The recent example I focus on to make this point is the Fairness Doctrine, a broadcasting and media regulation that mandated some amount of political balance on the radio airwaves through the mid-20th century. The Reagan administration repealed the rule in 1987, but the move was polarizing within the conservative movement; while Reagan and pro-deregulatory voices in his FCC pushed hard for the repeal, they encountered significant resistance from other conservative figures and institutions, including Newt Gingrich, Trent Lott, Phyllis Schlafly, Pat Buchanan, Gary Bauer, the NRA and Accuracy in Media, and National Review’s own Bill Rusher.

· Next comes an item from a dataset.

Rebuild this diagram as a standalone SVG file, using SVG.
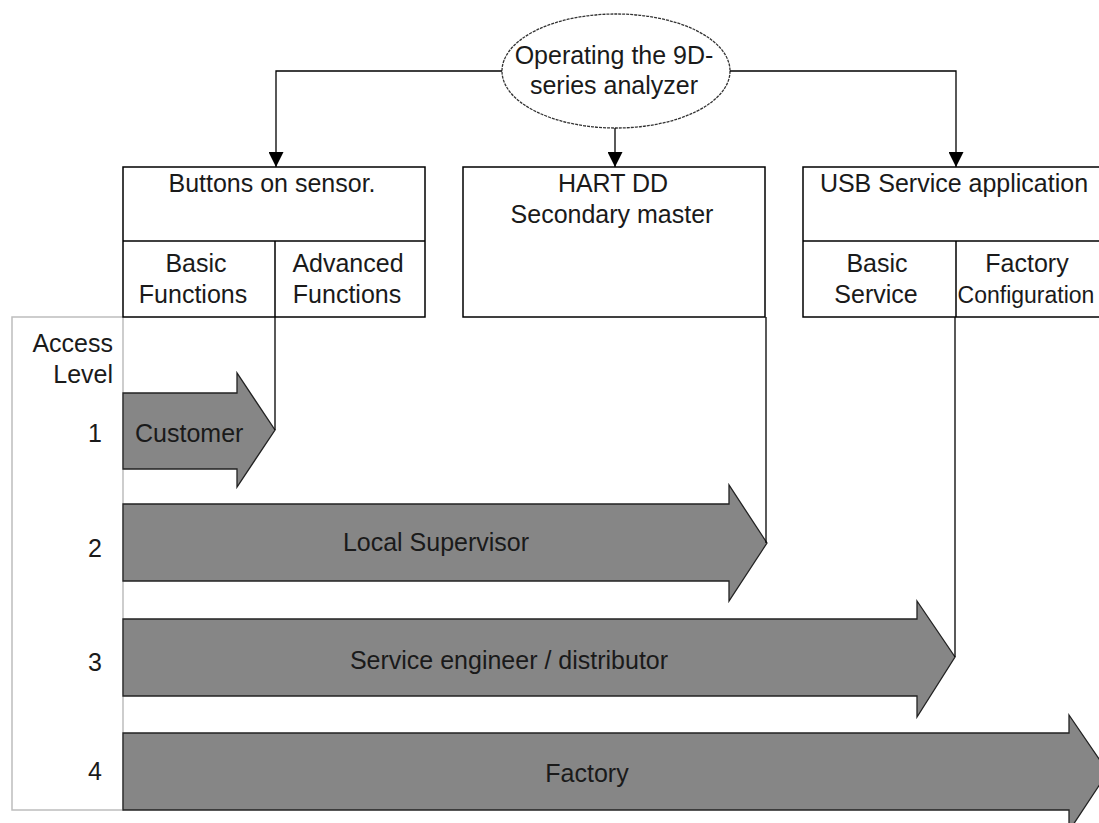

All of this is just to say: Things just aren’t as neat and clean as they’re often made out to be by those who argue that proponents of Big Tech reform are somehow “un-conservative.” Matzko tacitly admits this when he writes that “it is true that conservatives were divided over the Fairness Doctrine in the 1980s, with Ronald Reagan and Rush Limbaugh opposed but National Review publisher Bill Rusher, American Conservative founder Pat Buchanan, and Phyllis Schlafly in favor.” His main argument seems to be that the Fairness Doctrine simply wasn’t a good idea, and that its effects were particularly bad for conservative media. That’s an argument I’m willing to have, but it doesn’t reckon with my main point. 

As I wrote, “practically speaking, the Fairness Doctrine itself is probably an unworkable framework for regulating internet platforms.” At no point did I suggest, or would I ever suggest, that something like the Fairness Doctrine should be brought back today. That would be nonsensical. I simply argued that there is a history of conservative support for using public policy to limit the power of private media monopolies, and that the Fairness Doctrine’s “underlying rationale” — i.e., the principle that beneficiaries of targeted government benefits could be expected to adhere to certain guidelines without violating the Constitution — could help us craft a modern approach to reining in Big Tech without betraying conservative principles. Matzko implicitly cedes my first point. Clearly he disagrees with my second. But I’m not sure he fully understands it.